*** Source material ***
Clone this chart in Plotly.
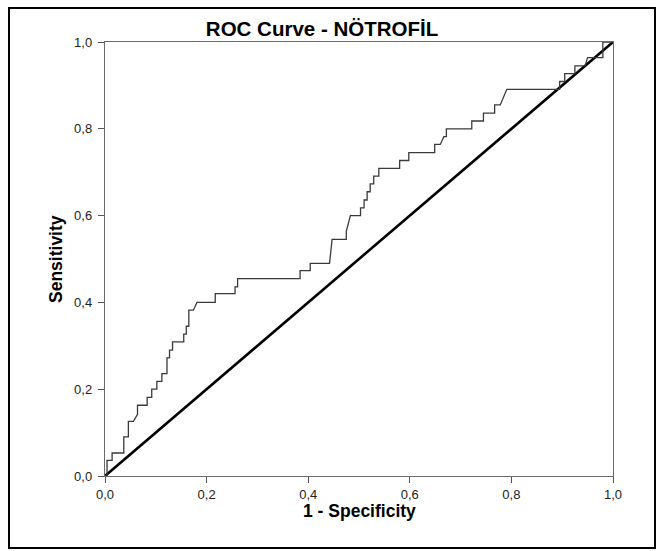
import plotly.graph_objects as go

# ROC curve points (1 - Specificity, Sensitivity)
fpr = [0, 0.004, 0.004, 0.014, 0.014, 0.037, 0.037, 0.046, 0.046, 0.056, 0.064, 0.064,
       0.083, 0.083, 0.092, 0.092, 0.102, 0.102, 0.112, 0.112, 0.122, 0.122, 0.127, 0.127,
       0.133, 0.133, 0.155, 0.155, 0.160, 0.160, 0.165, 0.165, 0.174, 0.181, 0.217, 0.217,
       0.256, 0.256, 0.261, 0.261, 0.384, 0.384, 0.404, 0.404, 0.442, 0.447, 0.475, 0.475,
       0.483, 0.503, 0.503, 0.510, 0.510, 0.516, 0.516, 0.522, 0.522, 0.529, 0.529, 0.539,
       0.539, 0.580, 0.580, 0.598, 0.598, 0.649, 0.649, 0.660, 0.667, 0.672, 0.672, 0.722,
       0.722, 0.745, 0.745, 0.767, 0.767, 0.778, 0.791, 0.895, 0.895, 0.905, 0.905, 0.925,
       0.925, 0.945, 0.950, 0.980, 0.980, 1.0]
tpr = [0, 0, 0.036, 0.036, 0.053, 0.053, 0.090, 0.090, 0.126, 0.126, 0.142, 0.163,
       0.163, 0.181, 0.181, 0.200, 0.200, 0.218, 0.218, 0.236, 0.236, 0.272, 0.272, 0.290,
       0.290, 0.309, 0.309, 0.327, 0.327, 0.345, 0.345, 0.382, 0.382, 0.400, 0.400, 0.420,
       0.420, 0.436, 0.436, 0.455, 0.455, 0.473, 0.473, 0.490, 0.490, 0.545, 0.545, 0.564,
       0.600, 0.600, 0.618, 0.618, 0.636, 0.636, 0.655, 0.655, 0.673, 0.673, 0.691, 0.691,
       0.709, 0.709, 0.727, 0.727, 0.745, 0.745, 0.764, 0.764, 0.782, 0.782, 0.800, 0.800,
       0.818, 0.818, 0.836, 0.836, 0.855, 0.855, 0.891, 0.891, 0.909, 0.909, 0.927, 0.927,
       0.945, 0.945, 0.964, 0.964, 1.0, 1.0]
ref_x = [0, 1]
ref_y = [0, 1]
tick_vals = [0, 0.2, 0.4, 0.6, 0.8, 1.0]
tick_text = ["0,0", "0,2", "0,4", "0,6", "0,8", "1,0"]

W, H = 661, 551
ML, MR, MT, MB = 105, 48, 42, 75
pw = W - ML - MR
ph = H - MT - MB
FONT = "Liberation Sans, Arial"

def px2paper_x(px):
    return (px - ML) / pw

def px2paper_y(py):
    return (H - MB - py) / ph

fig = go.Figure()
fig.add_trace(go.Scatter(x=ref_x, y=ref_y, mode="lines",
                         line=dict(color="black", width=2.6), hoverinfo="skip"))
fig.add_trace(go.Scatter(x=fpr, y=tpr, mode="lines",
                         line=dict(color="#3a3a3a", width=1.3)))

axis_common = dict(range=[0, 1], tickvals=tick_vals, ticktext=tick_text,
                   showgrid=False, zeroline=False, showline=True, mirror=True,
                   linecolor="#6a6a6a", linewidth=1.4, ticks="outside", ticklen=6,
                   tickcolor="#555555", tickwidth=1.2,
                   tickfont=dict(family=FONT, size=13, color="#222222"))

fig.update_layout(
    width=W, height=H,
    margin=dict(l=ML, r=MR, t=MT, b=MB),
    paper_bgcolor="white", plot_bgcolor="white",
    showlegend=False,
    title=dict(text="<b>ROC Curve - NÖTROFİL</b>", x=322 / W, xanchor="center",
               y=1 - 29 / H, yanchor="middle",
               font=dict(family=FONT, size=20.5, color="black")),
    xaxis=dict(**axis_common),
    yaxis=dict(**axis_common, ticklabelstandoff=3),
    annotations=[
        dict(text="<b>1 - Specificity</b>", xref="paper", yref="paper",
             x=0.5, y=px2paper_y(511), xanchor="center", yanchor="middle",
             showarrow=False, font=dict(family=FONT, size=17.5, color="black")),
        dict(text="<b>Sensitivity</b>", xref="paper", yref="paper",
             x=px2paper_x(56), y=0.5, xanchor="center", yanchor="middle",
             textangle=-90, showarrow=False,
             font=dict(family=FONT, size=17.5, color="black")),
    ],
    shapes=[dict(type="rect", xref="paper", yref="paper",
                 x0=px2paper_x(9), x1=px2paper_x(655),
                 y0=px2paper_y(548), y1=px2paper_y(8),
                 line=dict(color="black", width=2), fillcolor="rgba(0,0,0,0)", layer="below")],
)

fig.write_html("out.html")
***
• **Set task**
Begin at the first line of the data above and repeat each line exactly, stopping after the line containing "import plotly.graph_objects as go". Omit the pictures.

• **Solution to the problem**
Clone this chart in Plotly.
import plotly.graph_objects as go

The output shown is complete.